There are also a lot of advantages for investors. First off, before now, most investors couldn’t even access these companies. They had to wait until the IPO several years later at the expense of substantial returns on investment. Regulation A now welcomes investors of all shapes and sizes. For sophisticated investors who would probably have made another private investment in the company anyway, this gives them liquidity they wouldn’t otherwise have. For ordinary investors, this gives them access to these terrific companies earlier.
Larger Regulation A offerings, known as Tier 2 offerings, will also have a number of critical investor protections that aren’t usually found in private offerings. For example, companies would need to provide audited financial statements and submit regular updates to the SEC. But, these updates are not the full-blown Exchange Act reporting requirements and the oft-dreaded Sarbanes-Oxley requirements; rather they are just straightforward updates on key company information. So the burden on companies shouldn’t be onerous.

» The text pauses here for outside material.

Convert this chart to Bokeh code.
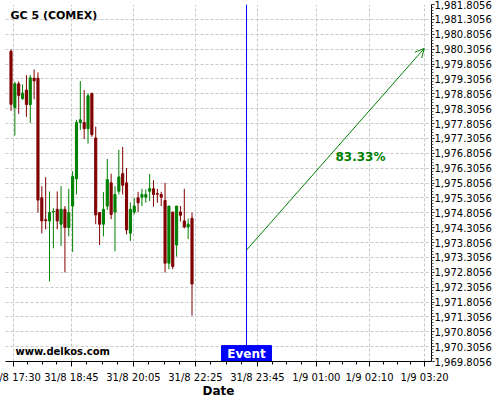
from bokeh.plotting import figure
from bokeh.models import (Range1d, FixedTicker, NumeralTickFormatter, Span, Label,
                          Arrow, OpenHead, ColumnDataSource)
from bokeh.embed import file_html
from bokeh.resources import INLINE

# ---- data ----
opens = [1980.23, 1978.34, 1979.14, 1978.64, 1978.93, 1978.44, 1979.33, 1979.33,
         1975.31, 1974.57, 1974.53, 1974.83, 1974.92, 1974.42, 1974.92, 1974.31,
         1975.03, 1975.95, 1977.84, 1977.84, 1977.63, 1978.82, 1977.32, 1974.81,
         1974.42, 1975.03, 1975.81, 1974.83, 1975.53, 1976.12, 1975.81, 1974.12,
         1974.83, 1975.31, 1975.33, 1975.33, 1975.53, 1975.61, 1975.45, 1975.42,
         1975.22, 1973.11, 1974.83, 1973.72, 1974.83, 1974.53, 1974.33, 1974.62]
highs = [1980.30, 1979.21, 1979.22, 1979.12, 1979.43, 1979.44, 1979.62, 1979.52,
         1975.70, 1976.00, 1975.52, 1974.96, 1975.52, 1975.70, 1975.03, 1975.61,
         1976.20, 1977.93, 1979.23, 1978.93, 1978.82, 1978.82, 1977.70, 1974.81,
         1975.50, 1976.61, 1976.12, 1975.70, 1976.92, 1977.02, 1976.31, 1975.15,
         1975.31, 1975.51, 1975.61, 1975.59, 1976.11, 1975.90, 1975.61, 1975.51,
         1975.81, 1975.03, 1974.83, 1975.03, 1975.03, 1975.61, 1974.61, 1974.81]
lows = [1978.23, 1977.40, 1978.13, 1978.60, 1978.03, 1977.82, 1978.62, 1974.81,
        1974.11, 1974.25, 1972.50, 1973.61, 1974.25, 1973.69, 1972.80, 1974.01,
        1973.49, 1975.42, 1977.59, 1977.28, 1977.13, 1977.36, 1974.42, 1973.72,
        1974.01, 1974.90, 1974.59, 1973.51, 1975.42, 1975.42, 1974.08, 1973.86,
        1974.75, 1974.83, 1975.03, 1975.14, 1975.20, 1975.01, 1975.14, 1975.03,
        1972.80, 1972.91, 1972.91, 1973.33, 1974.51, 1974.28, 1973.92, 1971.35]
closes = [1978.45, 1979.14, 1978.75, 1978.83, 1978.44, 1979.34, 1979.24, 1975.23,
          1974.53, 1974.54, 1974.81, 1974.85, 1974.53, 1974.92, 1974.31, 1974.81,
          1976.02, 1977.84, 1977.93, 1977.63, 1978.74, 1977.43, 1974.73, 1974.42,
          1974.92, 1975.92, 1974.75, 1975.42, 1976.01, 1975.73, 1974.23, 1974.92,
          1975.03, 1975.14, 1975.42, 1975.42, 1975.62, 1975.42, 1975.43, 1975.33,
          1973.11, 1975.03, 1973.00, 1975.03, 1974.72, 1974.33, 1974.42, 1972.41]
bar_index = list(range(len(opens)))

x_tick_pos = [0.65, 15.7, 31.8, 47.9, 64.0, 79.3, 93.1, 107.4]
x_tick_labels = ["31/8 17:30", "31/8 18:45", "31/8 20:05", "31/8 22:25",
                 "31/8 23:45", "1/9 01:00", "1/9 02:10", "1/9 03:20"]
y_first_tick = 1969.8056
y_tick_step = 0.5
y_tick_count = 25

title_text = "GC 5 (COMEX)"
watermark = "www.delkos.com"
event_x = 61.15
event_label = "Event"
arrow_y_start = 1973.55
arrow_x_end = 107.3
arrow_y_end = 1980.33
pct_label = "83.33%"

UP = "#008000"
DOWN = "#800000"
FONT = "DejaVu Sans"

colors = [UP if c >= o else DOWN for o, c in zip(opens, closes)]
src = ColumnDataSource(dict(
    x=bar_index, h=highs, l=lows,
    top=[max(o, c) for o, c in zip(opens, closes)],
    bottom=[min(o, c) for o, c in zip(opens, closes)],
    color=colors))

y_ticks = [y_first_tick + y_tick_step * k for k in range(y_tick_count)]
y_minor = [y_first_tick + 0.1 * k for k in range((y_tick_count - 1) * 5 + 1)]
x_minor = []
for a, b in zip(x_tick_pos[:-1], x_tick_pos[1:]):
    x_minor += [a + (b - a) * f for f in (0.25, 0.5, 0.75)]

# canvas is 14px wider on the left and shifted left, so that the first
# date label runs off the left edge as in the original
p = figure(width=514, height=400,
           x_range=Range1d(-1.43, 109.19),
           y_range=Range1d(1969.8056, 1981.8056),
           y_axis_location="right",
           output_backend="svg", toolbar_location=None,
           min_border_left=19, min_border_top=4,
           min_border_right=69, min_border_bottom=37)
p.styles = {"margin-left": "-14px"}
p.title.visible = False
p.outline_line_color = None
p.background_fill_color = "white"

# grids
for g in (p.xgrid, p.ygrid):
    g.grid_line_color = "#c8c8c8"
    g.grid_line_dash = "3 2"
    g.grid_line_width = 1

# y axis
ya = p.yaxis[0]
ya.ticker = FixedTicker(ticks=y_ticks, minor_ticks=y_minor)
ya.formatter = NumeralTickFormatter(format="0,0.0000")
ya.major_tick_out = 3
ya.major_tick_in = 0
ya.minor_tick_out = 2
ya.minor_tick_in = 0
ya.major_label_standoff = 0
ya.major_label_text_font = FONT
ya.major_label_text_font_size = "10px"
ya.major_label_text_color = "black"
ya.axis_line_color = "black"
ya.major_tick_line_color = "black"
ya.minor_tick_line_color = "#555555"

# x axis
xa = p.xaxis[0]
xa.ticker = FixedTicker(ticks=x_tick_pos, minor_ticks=x_minor)
xa.major_label_overrides = dict(zip(x_tick_pos, x_tick_labels))
xa.major_tick_out = 5
xa.major_tick_in = 0
xa.minor_tick_out = 3
xa.minor_tick_in = 0
xa.major_label_standoff = 5
xa.major_label_text_font = FONT
xa.major_label_text_font_size = "10px"
xa.major_label_text_color = "black"
xa.axis_label = "Date"
xa.axis_label_text_font = FONT
xa.axis_label_text_font_size = "12px"
xa.axis_label_text_font_style = "bold"
xa.axis_label_text_color = "black"
xa.axis_label_standoff = -2
xa.axis_line_color = "black"

# candles
p.segment(x0="x", y0="h", x1="x", y1="l", line_color="color", line_width=1, source=src)
p.vbar(x="x", width=0.55, top="top", bottom="bottom", fill_color="color",
       line_color="color", line_width=1, source=src)

# event line + box
p.add_layout(Span(location=event_x, dimension="height", line_color="blue", line_width=1))
p.quad(left=[54.66], right=[67.64], bottom=[1969.8056], top=[1970.34],
       fill_color="blue", line_color="blue")
p.add_layout(Label(x=event_x, y=1970.073, text=event_label, text_align="center",
                   text_baseline="middle", text_color="white", text_font=FONT,
                   text_font_style="bold", text_font_size="12px"))

# arrow
p.add_layout(Arrow(x_start=event_x, y_start=arrow_y_start, x_end=arrow_x_end, y_end=arrow_y_end,
                   line_color=UP, line_width=1,
                   end=OpenHead(size=9, line_color=UP, line_width=1)))
p.add_layout(Label(x=84.26, y=1976.67, text=pct_label, text_align="left",
                   text_baseline="middle", text_color=UP, text_font=FONT,
                   text_font_style="bold", text_font_size="12px"))

# texts
p.add_layout(Label(x=-0.13, y=1981.44, text=title_text, text_align="left",
                   text_baseline="middle", text_color="black", text_font=FONT,
                   text_font_style="bold", text_font_size="11px"))
p.add_layout(Label(x=1.17, y=1970.14, text=watermark, text_align="left",
                   text_baseline="middle", text_color="black", text_font=FONT,
                   text_font_style="bold", text_font_size="10px"))

open("out.html", "w").write(file_html(p, INLINE))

The Reg A+ Opportunity Begins this Summer
To be sure, the biggest risk with Regulation A right now is that it’s new. These changes come into effect June 19th of 2015, and there are many details that still need to be worked out including issues related to how and where these securities will trade after an offering is made, how the state involvement will work, and just how onerous the initial filing requirements might be. But those topics will be for another part of the series. In the meantime, we think it’s time for companies, founders, executives, and investors to take a long, hard look at Regulation A—it might just be the opportunity you’ve been dreaming about.